• Supplied data
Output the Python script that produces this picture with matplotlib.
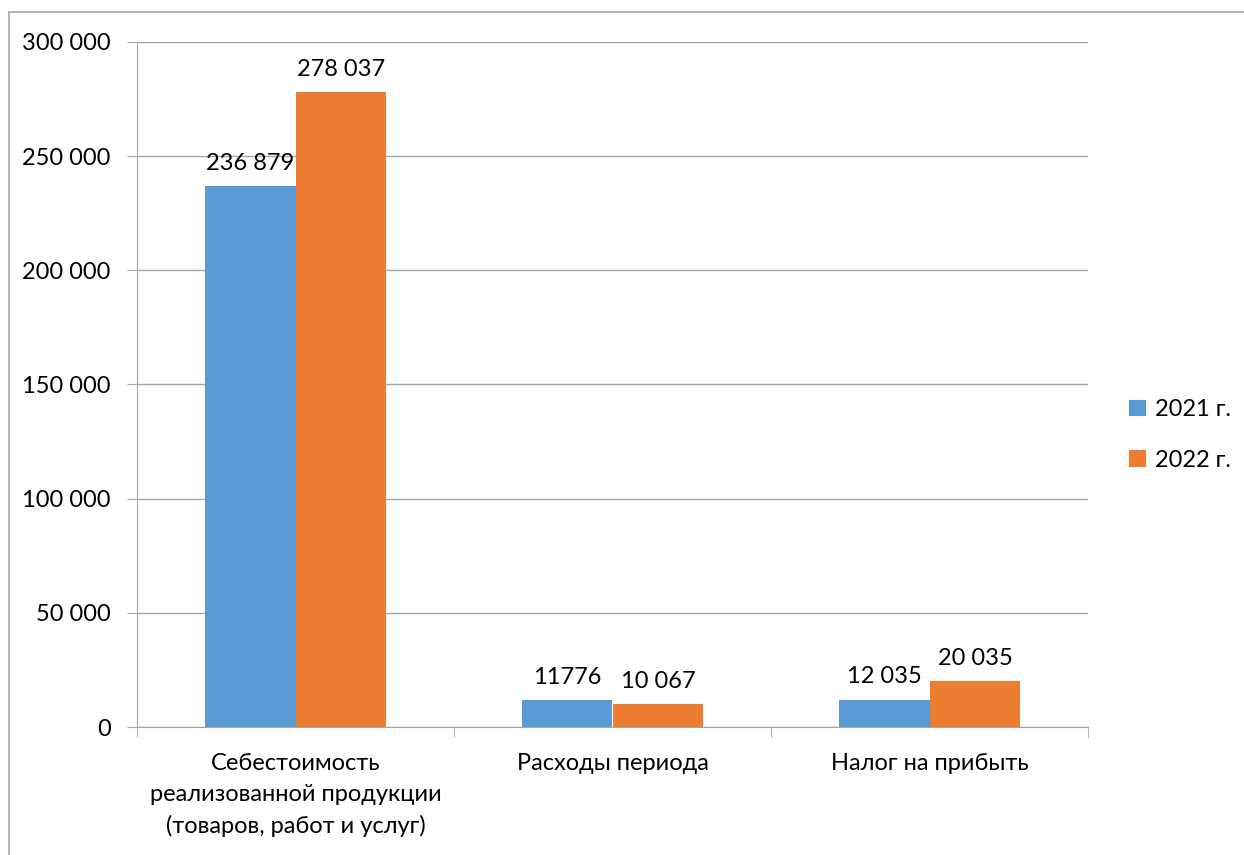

...

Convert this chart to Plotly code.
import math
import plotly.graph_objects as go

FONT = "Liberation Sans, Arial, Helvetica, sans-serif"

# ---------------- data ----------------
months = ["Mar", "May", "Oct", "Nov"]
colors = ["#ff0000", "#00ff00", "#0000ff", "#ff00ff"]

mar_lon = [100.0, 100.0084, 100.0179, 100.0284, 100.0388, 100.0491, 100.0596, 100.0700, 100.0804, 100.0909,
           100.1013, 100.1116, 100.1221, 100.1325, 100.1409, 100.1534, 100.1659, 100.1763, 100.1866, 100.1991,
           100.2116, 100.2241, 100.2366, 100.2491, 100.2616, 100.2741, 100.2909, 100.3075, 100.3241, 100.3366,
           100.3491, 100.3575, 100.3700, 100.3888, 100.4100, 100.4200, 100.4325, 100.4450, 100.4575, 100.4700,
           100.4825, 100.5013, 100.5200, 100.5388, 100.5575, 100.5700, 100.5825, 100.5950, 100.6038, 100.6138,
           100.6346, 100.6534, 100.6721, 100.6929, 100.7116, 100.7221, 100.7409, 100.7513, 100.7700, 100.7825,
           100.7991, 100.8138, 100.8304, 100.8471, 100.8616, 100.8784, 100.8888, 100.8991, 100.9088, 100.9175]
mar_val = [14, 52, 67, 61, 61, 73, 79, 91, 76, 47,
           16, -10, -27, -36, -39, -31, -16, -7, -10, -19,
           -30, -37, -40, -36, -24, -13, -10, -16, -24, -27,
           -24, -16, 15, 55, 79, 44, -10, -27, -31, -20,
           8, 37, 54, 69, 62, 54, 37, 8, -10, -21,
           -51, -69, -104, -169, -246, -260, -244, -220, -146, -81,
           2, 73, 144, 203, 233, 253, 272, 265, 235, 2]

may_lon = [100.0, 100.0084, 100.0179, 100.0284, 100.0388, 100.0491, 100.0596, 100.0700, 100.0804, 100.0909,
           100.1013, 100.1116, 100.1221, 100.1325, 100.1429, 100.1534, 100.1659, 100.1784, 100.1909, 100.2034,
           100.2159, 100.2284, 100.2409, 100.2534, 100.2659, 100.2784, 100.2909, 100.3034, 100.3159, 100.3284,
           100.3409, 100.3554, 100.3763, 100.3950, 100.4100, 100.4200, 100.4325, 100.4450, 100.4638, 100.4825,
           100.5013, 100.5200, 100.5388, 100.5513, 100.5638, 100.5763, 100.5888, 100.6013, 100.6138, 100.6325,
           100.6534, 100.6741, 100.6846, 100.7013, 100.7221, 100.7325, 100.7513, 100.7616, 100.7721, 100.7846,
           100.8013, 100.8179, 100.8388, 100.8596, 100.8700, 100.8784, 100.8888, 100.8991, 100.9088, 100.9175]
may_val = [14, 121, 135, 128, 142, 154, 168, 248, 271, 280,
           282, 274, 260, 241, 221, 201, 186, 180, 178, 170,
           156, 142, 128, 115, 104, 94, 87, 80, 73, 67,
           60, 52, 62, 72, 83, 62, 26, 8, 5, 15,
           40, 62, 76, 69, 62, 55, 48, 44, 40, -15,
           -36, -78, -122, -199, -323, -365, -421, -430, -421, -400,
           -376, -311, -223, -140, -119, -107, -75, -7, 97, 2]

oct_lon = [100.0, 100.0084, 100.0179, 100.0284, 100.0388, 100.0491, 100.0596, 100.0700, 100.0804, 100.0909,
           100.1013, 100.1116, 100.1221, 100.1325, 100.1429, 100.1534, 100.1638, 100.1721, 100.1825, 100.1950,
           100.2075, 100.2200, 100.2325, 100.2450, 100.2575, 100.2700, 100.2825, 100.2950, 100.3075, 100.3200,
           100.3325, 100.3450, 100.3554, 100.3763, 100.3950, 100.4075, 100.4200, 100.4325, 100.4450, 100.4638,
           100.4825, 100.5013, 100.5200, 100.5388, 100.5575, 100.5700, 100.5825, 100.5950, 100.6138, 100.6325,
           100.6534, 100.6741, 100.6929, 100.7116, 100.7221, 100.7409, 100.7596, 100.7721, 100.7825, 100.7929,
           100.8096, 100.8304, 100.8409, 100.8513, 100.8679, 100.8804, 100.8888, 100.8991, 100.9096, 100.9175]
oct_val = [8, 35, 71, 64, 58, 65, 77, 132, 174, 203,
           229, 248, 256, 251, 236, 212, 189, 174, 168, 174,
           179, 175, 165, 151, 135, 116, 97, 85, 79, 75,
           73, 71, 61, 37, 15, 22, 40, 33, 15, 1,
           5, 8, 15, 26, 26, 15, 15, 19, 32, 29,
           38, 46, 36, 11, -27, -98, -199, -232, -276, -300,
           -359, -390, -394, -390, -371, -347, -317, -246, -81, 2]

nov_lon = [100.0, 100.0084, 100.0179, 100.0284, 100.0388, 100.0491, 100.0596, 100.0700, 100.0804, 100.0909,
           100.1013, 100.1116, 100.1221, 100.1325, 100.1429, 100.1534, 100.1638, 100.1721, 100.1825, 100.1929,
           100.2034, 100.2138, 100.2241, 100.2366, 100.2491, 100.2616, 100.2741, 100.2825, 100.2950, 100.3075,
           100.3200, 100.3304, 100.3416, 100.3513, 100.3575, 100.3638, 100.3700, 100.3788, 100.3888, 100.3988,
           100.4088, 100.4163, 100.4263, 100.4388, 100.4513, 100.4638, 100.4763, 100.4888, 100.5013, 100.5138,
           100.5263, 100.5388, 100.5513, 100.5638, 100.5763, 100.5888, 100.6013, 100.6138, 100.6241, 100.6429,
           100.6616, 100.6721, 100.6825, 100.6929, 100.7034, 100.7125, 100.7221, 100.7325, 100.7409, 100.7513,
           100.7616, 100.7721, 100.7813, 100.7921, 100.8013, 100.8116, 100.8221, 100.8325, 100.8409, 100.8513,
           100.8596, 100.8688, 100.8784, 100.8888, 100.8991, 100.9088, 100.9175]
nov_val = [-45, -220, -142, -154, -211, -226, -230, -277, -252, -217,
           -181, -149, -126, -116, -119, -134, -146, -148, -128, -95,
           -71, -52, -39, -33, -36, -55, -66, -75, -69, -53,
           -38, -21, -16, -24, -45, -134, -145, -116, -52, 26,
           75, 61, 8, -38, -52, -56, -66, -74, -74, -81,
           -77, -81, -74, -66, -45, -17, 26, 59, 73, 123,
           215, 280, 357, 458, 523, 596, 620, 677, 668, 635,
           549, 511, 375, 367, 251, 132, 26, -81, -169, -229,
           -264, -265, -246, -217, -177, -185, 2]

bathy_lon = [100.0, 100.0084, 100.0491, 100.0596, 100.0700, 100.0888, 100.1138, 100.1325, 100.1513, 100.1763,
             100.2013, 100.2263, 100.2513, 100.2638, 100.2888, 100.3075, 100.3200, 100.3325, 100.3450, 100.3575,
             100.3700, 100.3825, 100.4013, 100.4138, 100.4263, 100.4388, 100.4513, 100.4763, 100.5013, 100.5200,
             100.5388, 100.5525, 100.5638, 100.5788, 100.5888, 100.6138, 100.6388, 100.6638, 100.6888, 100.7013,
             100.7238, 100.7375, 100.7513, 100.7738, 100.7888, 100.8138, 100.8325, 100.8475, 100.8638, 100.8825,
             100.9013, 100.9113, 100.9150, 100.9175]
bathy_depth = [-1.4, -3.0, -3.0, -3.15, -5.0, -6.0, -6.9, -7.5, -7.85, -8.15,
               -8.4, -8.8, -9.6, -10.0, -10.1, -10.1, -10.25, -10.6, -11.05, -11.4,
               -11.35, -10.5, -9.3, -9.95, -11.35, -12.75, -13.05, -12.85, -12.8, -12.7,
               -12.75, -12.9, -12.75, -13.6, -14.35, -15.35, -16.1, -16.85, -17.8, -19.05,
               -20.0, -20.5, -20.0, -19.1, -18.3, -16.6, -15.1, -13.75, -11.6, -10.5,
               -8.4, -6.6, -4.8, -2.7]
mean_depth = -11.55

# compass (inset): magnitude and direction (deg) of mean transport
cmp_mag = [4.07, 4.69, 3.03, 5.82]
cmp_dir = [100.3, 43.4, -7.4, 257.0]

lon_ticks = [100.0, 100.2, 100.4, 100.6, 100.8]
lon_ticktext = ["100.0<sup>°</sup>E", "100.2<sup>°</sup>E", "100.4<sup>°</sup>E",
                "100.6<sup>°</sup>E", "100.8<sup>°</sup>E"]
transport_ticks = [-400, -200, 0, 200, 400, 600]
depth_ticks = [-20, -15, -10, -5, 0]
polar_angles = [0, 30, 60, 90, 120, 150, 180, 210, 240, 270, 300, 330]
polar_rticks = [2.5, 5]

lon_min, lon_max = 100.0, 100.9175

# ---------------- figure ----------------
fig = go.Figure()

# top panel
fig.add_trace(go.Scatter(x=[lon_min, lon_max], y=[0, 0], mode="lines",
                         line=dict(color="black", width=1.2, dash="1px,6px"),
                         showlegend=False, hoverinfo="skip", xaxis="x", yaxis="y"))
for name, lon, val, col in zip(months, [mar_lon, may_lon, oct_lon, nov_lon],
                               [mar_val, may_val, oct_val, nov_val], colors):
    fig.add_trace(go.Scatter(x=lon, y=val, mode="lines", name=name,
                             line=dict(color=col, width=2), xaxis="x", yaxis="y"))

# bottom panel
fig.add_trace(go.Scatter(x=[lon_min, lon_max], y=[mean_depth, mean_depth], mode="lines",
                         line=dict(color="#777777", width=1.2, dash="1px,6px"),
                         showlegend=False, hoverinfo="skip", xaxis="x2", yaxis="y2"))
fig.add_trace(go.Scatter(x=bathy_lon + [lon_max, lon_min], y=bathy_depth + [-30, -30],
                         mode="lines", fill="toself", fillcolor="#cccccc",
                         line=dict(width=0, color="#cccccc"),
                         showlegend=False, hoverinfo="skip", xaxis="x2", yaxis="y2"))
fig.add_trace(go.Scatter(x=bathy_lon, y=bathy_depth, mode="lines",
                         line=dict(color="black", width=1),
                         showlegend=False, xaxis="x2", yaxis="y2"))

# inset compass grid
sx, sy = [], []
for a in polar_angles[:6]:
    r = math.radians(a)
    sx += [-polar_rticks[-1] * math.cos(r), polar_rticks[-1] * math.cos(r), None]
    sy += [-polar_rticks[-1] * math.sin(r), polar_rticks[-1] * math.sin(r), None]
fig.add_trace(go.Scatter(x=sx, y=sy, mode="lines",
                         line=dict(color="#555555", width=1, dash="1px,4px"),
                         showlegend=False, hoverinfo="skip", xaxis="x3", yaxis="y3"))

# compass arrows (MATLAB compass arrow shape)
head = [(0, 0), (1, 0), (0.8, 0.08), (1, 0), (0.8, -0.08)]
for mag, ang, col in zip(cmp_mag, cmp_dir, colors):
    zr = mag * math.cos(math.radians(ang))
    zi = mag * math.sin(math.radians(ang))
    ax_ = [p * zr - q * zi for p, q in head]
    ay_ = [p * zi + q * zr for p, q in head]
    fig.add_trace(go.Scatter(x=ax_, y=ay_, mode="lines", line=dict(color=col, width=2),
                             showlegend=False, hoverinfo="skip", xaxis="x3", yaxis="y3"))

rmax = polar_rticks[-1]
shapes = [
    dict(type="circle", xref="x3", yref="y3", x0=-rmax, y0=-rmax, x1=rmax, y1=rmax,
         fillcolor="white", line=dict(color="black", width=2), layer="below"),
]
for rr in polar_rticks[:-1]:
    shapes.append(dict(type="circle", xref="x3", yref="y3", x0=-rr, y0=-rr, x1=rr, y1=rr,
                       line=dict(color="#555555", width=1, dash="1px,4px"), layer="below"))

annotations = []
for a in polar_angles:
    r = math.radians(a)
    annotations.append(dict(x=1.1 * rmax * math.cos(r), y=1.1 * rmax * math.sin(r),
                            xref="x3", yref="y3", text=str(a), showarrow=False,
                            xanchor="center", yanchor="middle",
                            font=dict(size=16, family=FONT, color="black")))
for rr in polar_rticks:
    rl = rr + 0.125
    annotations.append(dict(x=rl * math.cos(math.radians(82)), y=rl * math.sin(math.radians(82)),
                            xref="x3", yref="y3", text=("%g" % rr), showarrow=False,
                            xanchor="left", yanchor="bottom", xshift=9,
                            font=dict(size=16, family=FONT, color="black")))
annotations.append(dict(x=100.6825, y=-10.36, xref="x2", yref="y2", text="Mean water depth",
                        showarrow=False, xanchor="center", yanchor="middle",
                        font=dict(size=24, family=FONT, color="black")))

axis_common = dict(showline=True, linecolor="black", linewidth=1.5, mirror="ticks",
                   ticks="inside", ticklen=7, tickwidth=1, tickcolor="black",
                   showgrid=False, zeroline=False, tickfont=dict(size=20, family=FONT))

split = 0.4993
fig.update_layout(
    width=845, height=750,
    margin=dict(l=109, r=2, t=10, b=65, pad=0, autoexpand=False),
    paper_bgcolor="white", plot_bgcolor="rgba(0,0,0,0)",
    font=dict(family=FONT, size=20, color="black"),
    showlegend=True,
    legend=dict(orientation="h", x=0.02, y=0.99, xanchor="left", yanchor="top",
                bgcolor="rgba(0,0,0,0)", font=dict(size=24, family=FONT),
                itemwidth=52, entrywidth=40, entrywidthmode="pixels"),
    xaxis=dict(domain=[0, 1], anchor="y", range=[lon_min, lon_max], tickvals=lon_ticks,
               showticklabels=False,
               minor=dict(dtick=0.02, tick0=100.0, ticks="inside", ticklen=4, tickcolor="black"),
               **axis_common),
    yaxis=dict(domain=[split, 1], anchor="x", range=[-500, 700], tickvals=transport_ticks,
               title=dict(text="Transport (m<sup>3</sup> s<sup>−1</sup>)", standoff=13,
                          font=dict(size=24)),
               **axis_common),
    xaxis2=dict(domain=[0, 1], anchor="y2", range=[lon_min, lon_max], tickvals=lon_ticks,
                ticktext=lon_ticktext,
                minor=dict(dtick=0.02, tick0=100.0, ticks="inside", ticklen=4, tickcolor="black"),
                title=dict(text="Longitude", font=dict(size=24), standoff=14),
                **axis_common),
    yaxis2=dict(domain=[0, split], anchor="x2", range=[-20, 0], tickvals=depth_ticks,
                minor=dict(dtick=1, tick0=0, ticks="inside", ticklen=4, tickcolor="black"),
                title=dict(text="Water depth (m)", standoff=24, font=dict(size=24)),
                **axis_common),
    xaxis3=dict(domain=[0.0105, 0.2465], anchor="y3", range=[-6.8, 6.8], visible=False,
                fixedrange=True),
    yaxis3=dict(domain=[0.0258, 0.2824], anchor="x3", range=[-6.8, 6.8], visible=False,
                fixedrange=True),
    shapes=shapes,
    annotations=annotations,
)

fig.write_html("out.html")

* * *

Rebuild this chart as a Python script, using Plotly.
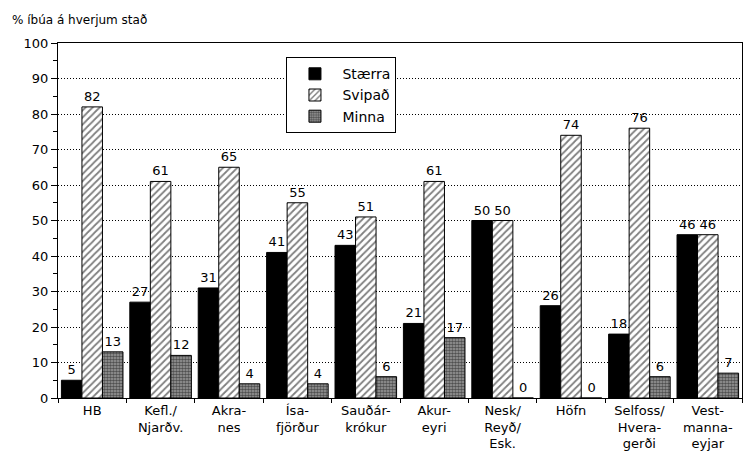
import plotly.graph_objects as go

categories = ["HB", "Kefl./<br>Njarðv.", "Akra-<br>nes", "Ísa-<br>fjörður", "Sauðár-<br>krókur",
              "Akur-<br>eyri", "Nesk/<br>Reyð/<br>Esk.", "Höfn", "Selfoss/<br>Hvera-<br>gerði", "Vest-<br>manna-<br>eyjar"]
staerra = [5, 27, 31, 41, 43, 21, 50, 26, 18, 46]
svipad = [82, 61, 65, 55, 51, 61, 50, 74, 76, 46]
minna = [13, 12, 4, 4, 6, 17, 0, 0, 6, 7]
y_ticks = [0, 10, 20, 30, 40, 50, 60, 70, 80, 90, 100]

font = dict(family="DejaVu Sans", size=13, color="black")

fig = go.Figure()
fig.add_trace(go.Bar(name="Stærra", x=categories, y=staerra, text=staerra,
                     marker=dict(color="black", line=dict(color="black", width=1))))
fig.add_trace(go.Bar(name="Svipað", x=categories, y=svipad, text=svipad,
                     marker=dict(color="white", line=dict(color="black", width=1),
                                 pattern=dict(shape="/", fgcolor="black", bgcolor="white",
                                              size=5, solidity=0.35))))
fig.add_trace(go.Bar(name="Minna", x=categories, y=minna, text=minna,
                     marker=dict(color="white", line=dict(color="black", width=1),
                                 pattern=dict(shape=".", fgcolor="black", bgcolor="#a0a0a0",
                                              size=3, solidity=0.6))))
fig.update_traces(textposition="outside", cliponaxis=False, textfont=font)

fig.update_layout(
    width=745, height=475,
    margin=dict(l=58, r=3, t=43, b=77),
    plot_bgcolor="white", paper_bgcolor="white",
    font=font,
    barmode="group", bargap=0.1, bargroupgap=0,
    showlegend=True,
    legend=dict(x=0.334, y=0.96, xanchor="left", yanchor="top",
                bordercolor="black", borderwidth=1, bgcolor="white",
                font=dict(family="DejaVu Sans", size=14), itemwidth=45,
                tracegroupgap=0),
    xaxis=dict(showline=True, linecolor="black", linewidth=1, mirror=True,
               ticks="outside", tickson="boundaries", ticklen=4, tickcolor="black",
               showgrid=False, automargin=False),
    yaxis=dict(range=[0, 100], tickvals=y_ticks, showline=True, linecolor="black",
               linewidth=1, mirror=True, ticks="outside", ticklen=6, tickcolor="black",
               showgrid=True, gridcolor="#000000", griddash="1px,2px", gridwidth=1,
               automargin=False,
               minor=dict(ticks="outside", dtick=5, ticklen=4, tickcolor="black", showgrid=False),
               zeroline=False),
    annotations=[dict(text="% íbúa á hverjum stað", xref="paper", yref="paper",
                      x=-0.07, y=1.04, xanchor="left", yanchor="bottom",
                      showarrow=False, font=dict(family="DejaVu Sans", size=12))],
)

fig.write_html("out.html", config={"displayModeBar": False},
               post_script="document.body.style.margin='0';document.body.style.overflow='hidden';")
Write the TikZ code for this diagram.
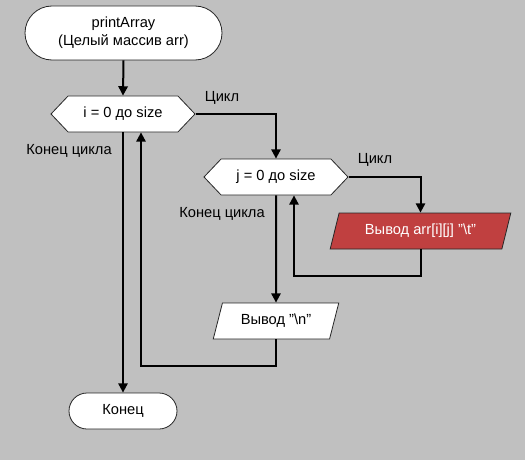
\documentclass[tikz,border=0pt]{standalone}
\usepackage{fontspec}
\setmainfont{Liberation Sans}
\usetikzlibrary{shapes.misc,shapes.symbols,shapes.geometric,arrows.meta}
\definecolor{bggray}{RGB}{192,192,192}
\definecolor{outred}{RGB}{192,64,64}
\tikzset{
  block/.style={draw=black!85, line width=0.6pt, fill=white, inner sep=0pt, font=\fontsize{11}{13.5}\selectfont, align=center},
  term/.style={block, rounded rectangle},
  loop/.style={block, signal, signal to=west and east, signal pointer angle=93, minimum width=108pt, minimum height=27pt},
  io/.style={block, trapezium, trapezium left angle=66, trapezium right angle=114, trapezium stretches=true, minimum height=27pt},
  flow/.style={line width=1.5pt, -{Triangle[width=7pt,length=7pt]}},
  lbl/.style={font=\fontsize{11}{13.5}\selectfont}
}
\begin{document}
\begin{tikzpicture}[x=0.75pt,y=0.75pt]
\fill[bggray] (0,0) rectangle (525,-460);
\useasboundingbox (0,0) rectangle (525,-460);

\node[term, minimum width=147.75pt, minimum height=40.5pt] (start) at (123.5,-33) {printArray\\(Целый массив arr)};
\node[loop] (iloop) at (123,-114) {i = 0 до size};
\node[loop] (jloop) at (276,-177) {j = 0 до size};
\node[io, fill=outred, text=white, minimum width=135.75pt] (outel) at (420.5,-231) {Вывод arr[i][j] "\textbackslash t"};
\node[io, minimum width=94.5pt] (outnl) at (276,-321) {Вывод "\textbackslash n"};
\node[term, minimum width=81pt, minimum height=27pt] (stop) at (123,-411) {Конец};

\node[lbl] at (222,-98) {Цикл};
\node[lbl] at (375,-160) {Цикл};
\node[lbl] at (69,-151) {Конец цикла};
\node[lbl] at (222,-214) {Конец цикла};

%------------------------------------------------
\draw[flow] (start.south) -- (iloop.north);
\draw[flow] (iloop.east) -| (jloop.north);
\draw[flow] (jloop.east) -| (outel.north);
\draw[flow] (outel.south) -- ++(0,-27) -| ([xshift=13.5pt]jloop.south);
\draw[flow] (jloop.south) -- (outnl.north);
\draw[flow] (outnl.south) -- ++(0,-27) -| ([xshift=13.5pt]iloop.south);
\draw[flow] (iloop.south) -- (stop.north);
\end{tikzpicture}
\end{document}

• Stated exercise
Identify each line of the material where the word "chart" shows up, and copy it.

• Full output
Convert this chart to Plotly code.
Rebuild this chart as a Python script, using Plotly.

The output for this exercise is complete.